• _TASK REQUIREMENTS_:
Begin with the first line below and retype each line exactly through the line containing "import matplotlib.transforms as mtrans". Any pictures are to be left out.
========================
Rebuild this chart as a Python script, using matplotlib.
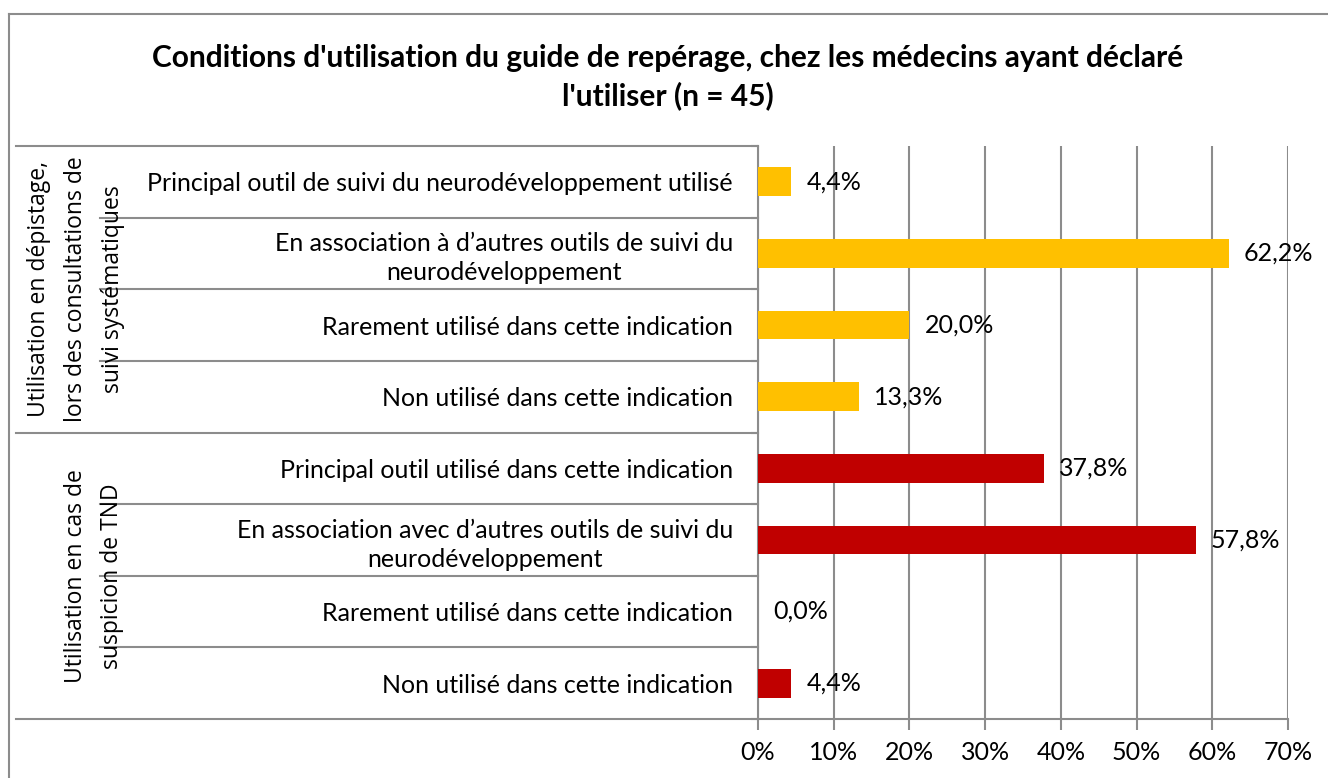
import matplotlib
matplotlib.use('Agg')
import matplotlib.pyplot as plt
from matplotlib.lines import Line2D
import matplotlib.transforms as mtrans

# data
categories = [
    "Principal outil de suivi du neurodéveloppement utilisé",
    "En association à d\u2019autres outils de suivi du\nneurodéveloppement",
    "Rarement utilisé dans cette indication",
    "Non utilisé dans cette indication",
    "Principal outil utilisé dans cette indication",
    "En association avec d\u2019autres outils de suivi du\nneurodéveloppement",
    "Rarement utilisé dans cette indication",
    "Non utilisé dans cette indication",
]
values = [4.4, 62.2, 20.0, 13.3, 37.8, 57.8, 0.0, 4.4]
groups = ["Utilisation en dépistage,\nlors des consultations de\nsuivi systématiques",
          "Utilisation en cas de\nsuspicion de TND"]
group_sizes = [4, 4]
group_colors = ["#FFC000", "#C00000"]
xticks = [0, 10, 20, 30, 40, 50, 60, 70]
title = "Conditions d'utilisation du guide de repérage, chez les médecins ayant déclaré\nl'utiliser (n = 45)"

W, H = 1328, 778
grey = "#8c8c8c"
lab_font = ['Lato', 'DejaVu Sans']

fig = plt.figure(figsize=(W / 100, H / 100), dpi=100)
x0, x1, y0, y1 = 758, 1288, 146, 719
ax = fig.add_axes([x0 / W, 1 - y1 / H, (x1 - x0) / W, (y1 - y0) / H])

colors = []
for c, n in zip(group_colors, group_sizes):
    colors += [c] * n
ypos = list(range(len(values)))
ax.barh(ypos, values, height=0.4, color=colors, zorder=3)

for y, v in zip(ypos, values):
    ax.text(v + 2.0, y, f"{v:.1f}%".replace('.', ','), va='center', ha='left',
            fontsize=18, family=lab_font, zorder=4)

ax.set_xlim(0, 70)
ax.set_ylim(len(values) - 0.5, -0.5)
ax.set_xticks(xticks)
ax.set_xticklabels([f"{t}%" for t in xticks], fontsize=18, family=lab_font)
ax.tick_params(axis='x', length=8, width=1.5, color=grey, pad=8)
ax.xaxis.grid(True, color=grey, lw=1.5, zorder=0)

ax.set_yticks(ypos)
ax.set_yticklabels(categories, fontsize=18, family=lab_font, linespacing=1.3)
for lab in ax.get_yticklabels():
    lab.set_multialignment('center')
ax.tick_params(axis='y', which='major', length=0, pad=18)
ax.set_yticks([i - 0.5 for i in range(len(values) + 1)], minor=True)
ax.tick_params(axis='y', which='minor', length=5, width=1.5, color=grey)

for s in ['top', 'right']:
    ax.spines[s].set_visible(False)
for s in ['left', 'bottom']:
    ax.spines[s].set_color(grey)
    ax.spines[s].set_linewidth(1.5)

# separators in the label area
trans = mtrans.blended_transform_factory(ax.transAxes, ax.transData)
ax_w = x1 - x0
start = 0
group_x = [76, 94]
for gi, (g, n) in enumerate(zip(groups, group_sizes)):
    for k in range(1, n):
        yy = start + k - 0.5
        ax.add_line(Line2D([(100 - x0) / ax_w, 0], [yy, yy], transform=trans,
                           color=grey, lw=1.5, clip_on=False))
    ax.add_line(Line2D([(16 - x0) / ax_w, 0], [start - 0.5, start - 0.5], transform=trans,
                       color=grey, lw=1.5, clip_on=False))
    mid = start + (n - 1) / 2
    ax.text((group_x[gi] - x0) / ax_w, mid, g, transform=trans, rotation=90,
            ha='center', va='center', multialignment='center', fontsize=16.5,
            family=['Open Sans', 'DejaVu Sans'], linespacing=1.7)
    start += n
ax.add_line(Line2D([(16 - x0) / ax_w, 0], [start - 0.5, start - 0.5], transform=trans,
                   color=grey, lw=1.5, clip_on=False))

# chart border
fig.add_artist(Line2D([9 / W, 9 / W], [0, 1 - 14 / H], color=grey, lw=1.5))
fig.add_artist(Line2D([9 / W, 1], [1 - 14 / H, 1 - 14 / H], color=grey, lw=1.5))

fig.text(668 / W, 1 - 77 / H, title, ha='center', va='center', fontsize=21.5,
         fontweight='bold', family=lab_font, linespacing=1.35)

fig.savefig('out.png', dpi=100)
========================
• _SOLUTION TO THE EXERCISE_:
Rebuild this chart as a Python script, using matplotlib.
import matplotlib
matplotlib.use('Agg')
import matplotlib.pyplot as plt
from matplotlib.lines import Line2D
import matplotlib.transforms as mtrans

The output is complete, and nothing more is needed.